══ SUPPLIED INFORMATION ══
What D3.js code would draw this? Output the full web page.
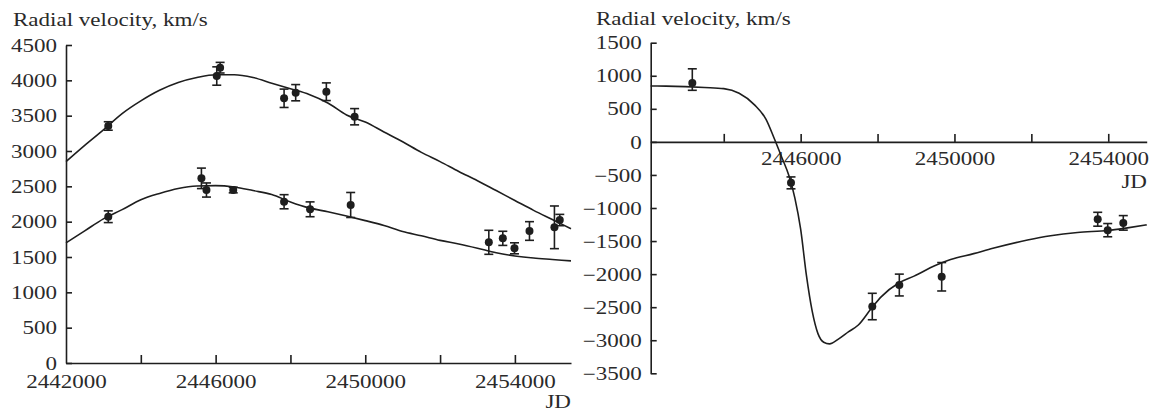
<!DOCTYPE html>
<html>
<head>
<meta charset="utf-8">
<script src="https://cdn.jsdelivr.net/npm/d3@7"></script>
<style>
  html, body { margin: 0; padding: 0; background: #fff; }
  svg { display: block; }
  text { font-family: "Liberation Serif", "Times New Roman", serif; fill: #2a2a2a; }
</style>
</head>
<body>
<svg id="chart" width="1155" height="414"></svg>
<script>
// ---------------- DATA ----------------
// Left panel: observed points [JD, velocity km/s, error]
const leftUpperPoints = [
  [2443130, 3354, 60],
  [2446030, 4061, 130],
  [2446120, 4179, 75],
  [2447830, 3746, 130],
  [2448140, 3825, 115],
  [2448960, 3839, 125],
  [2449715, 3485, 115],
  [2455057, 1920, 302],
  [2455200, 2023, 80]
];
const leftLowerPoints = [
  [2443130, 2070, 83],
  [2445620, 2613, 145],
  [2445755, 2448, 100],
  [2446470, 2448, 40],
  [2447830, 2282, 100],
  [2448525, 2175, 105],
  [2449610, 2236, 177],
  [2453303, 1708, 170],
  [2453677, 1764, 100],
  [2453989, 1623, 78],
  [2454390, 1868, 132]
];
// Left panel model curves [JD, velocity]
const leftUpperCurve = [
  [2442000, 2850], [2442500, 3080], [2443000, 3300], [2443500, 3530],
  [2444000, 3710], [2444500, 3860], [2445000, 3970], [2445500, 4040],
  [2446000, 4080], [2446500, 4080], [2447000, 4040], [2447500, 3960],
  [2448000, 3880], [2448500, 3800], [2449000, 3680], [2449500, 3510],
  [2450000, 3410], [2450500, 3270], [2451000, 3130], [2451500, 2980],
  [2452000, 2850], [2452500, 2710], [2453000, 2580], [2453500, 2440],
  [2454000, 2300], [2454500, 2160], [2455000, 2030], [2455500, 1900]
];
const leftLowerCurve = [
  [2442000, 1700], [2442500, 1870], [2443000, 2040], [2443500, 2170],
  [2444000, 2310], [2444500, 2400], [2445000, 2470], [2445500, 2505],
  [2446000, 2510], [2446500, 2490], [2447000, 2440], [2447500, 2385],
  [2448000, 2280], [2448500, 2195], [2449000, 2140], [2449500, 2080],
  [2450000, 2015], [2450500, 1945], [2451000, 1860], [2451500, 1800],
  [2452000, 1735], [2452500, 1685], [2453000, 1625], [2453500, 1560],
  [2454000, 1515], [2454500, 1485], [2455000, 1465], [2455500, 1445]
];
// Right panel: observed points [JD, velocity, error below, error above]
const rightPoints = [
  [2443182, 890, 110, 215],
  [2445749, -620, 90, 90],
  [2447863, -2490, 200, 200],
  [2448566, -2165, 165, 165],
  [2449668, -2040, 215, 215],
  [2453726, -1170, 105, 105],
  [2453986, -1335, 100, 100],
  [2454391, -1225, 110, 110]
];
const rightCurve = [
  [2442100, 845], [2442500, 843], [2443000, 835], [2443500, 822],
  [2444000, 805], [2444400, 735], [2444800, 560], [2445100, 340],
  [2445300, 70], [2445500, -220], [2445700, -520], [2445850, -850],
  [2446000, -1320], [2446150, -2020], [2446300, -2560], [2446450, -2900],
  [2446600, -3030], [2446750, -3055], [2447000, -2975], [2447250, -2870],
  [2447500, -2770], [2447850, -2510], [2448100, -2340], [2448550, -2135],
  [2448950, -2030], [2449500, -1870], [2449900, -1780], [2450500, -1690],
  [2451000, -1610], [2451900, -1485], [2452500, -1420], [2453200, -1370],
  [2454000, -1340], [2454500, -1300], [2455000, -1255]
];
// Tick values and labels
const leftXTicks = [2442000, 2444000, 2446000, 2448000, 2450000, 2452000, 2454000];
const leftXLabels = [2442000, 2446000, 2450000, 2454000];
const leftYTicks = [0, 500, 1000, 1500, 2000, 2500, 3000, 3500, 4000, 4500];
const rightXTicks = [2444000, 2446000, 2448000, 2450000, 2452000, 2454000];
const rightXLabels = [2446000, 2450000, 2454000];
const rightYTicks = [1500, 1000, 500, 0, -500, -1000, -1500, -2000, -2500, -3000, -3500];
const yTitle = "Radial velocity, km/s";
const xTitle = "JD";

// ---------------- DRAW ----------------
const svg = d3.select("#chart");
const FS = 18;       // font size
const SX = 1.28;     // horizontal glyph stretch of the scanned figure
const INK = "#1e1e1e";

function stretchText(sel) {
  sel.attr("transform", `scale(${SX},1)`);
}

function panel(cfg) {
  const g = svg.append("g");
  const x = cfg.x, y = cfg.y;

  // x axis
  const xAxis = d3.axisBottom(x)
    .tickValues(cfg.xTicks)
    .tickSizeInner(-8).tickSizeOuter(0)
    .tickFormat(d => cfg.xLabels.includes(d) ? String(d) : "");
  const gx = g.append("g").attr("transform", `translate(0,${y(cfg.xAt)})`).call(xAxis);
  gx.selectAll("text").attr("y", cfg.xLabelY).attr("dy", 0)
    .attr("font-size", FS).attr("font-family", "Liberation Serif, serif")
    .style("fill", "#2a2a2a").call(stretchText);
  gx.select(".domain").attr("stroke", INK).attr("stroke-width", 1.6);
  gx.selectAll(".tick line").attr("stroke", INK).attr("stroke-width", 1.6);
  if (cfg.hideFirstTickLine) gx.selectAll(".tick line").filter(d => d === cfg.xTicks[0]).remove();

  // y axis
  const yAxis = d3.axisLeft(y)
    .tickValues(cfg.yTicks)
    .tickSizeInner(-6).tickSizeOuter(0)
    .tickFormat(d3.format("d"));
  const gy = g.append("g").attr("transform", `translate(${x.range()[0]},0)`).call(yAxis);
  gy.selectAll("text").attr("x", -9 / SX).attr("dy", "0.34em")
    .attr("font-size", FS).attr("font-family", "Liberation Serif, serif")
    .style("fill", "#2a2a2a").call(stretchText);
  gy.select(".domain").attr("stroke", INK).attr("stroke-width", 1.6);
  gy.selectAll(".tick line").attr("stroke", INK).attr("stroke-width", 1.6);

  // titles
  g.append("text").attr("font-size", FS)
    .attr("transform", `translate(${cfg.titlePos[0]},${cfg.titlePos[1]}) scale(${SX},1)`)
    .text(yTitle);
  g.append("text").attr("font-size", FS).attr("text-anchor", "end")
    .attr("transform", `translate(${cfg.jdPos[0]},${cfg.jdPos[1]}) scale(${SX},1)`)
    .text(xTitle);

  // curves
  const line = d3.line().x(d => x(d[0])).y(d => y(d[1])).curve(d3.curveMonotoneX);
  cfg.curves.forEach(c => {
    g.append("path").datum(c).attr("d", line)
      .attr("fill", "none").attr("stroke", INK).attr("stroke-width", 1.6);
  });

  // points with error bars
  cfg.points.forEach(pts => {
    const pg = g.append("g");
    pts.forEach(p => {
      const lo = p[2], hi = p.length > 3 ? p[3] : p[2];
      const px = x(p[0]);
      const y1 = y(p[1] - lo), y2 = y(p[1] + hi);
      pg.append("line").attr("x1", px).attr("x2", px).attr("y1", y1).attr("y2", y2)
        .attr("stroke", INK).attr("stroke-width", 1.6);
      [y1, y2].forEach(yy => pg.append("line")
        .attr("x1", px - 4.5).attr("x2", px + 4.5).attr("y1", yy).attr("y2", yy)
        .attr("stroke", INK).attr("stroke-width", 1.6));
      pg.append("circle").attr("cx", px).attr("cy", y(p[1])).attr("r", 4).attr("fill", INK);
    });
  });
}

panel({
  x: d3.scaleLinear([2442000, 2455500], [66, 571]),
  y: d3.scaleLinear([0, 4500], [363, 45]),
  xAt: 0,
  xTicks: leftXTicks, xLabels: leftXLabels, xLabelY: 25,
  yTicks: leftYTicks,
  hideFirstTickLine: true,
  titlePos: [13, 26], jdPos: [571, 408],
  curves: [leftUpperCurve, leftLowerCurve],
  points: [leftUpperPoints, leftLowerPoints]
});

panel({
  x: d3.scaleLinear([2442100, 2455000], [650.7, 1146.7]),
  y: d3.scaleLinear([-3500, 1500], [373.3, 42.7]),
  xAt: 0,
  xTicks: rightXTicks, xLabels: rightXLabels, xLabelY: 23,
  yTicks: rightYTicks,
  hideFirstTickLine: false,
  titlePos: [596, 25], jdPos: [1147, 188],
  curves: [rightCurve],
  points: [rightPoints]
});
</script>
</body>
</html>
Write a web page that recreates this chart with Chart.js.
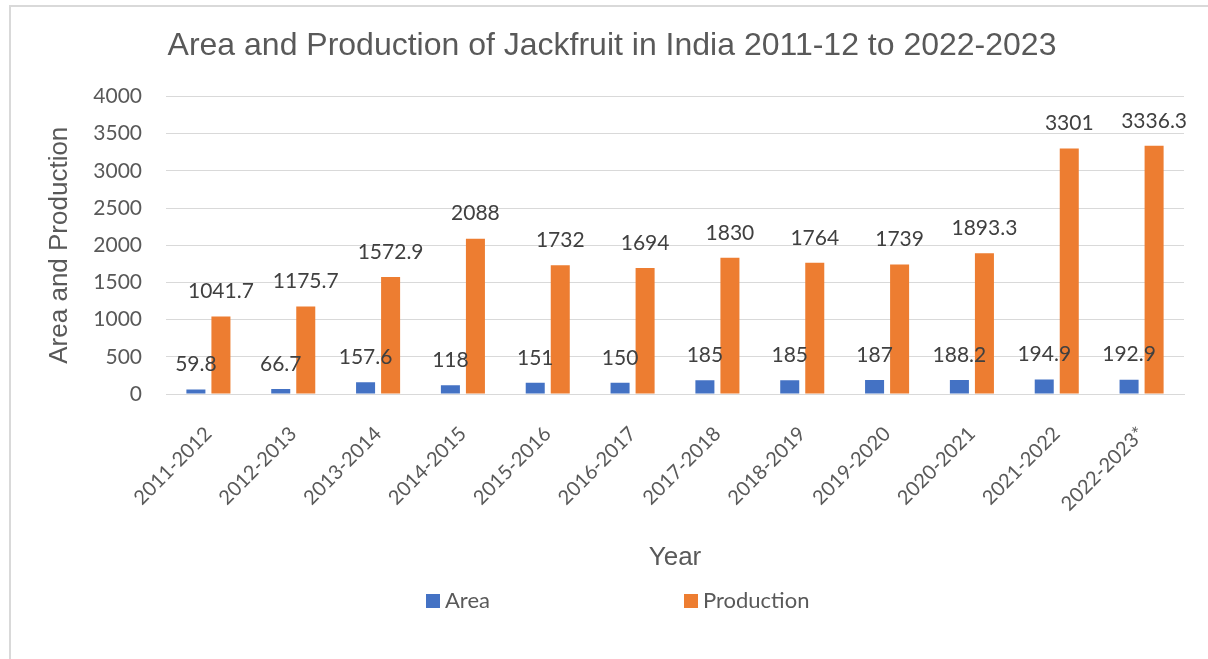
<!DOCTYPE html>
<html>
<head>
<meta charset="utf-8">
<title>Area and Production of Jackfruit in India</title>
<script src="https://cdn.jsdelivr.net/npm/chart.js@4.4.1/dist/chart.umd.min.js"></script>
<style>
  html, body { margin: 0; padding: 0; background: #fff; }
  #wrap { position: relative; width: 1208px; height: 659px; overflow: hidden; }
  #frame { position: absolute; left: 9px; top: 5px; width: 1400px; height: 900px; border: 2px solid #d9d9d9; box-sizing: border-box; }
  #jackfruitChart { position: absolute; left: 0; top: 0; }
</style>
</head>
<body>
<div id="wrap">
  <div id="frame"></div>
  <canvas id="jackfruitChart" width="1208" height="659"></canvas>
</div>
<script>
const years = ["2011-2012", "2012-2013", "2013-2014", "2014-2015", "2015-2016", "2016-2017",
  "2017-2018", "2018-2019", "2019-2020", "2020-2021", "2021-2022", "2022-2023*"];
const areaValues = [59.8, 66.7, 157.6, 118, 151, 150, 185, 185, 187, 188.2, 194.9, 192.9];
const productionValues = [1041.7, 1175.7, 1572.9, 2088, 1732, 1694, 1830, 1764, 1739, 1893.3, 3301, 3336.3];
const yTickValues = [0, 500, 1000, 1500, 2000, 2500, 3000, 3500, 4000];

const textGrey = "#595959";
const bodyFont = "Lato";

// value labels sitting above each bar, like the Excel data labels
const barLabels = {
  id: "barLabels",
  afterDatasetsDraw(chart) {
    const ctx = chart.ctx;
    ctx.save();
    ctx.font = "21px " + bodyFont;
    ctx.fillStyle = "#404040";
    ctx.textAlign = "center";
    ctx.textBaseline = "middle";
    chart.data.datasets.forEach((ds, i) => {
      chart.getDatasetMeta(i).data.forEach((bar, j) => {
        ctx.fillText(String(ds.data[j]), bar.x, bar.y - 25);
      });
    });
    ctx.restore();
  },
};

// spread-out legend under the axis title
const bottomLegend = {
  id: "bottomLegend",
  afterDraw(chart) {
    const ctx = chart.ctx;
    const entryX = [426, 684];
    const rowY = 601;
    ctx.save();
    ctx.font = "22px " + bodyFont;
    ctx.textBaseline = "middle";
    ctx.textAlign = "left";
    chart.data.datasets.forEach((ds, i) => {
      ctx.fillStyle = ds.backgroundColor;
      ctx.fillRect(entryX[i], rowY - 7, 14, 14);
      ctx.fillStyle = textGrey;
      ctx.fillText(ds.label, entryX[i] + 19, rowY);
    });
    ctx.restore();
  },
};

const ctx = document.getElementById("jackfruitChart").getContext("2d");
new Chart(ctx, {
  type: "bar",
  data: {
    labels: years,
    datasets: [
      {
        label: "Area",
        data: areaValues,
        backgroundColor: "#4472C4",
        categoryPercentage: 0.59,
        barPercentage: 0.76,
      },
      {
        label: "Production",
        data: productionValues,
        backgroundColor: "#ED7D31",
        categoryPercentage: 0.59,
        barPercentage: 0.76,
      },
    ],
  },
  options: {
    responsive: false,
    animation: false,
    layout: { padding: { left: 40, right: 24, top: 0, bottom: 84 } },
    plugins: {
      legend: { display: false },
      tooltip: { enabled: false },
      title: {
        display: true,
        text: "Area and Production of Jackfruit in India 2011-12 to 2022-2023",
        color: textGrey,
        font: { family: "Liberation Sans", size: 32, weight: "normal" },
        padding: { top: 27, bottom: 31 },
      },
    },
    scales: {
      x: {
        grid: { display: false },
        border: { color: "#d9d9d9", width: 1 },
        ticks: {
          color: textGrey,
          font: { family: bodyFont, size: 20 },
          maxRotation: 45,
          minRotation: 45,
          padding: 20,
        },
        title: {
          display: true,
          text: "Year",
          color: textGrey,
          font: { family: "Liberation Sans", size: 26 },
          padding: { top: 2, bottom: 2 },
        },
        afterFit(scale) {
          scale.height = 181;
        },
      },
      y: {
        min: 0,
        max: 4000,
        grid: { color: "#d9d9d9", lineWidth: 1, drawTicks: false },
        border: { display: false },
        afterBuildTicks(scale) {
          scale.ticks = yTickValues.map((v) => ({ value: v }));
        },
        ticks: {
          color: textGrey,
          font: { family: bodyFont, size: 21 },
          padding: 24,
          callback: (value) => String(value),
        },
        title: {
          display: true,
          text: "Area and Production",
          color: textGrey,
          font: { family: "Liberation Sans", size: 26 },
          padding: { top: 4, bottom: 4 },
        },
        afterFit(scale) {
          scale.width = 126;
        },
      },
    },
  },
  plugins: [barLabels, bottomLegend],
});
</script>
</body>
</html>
═══
(PROBLEM DETAILS): Gather from the data above every line with the string "page".

(TASK OUTPUT):
What D3.js code would draw this? Output the full web page.
Write a web page that recreates this chart with Chart.js.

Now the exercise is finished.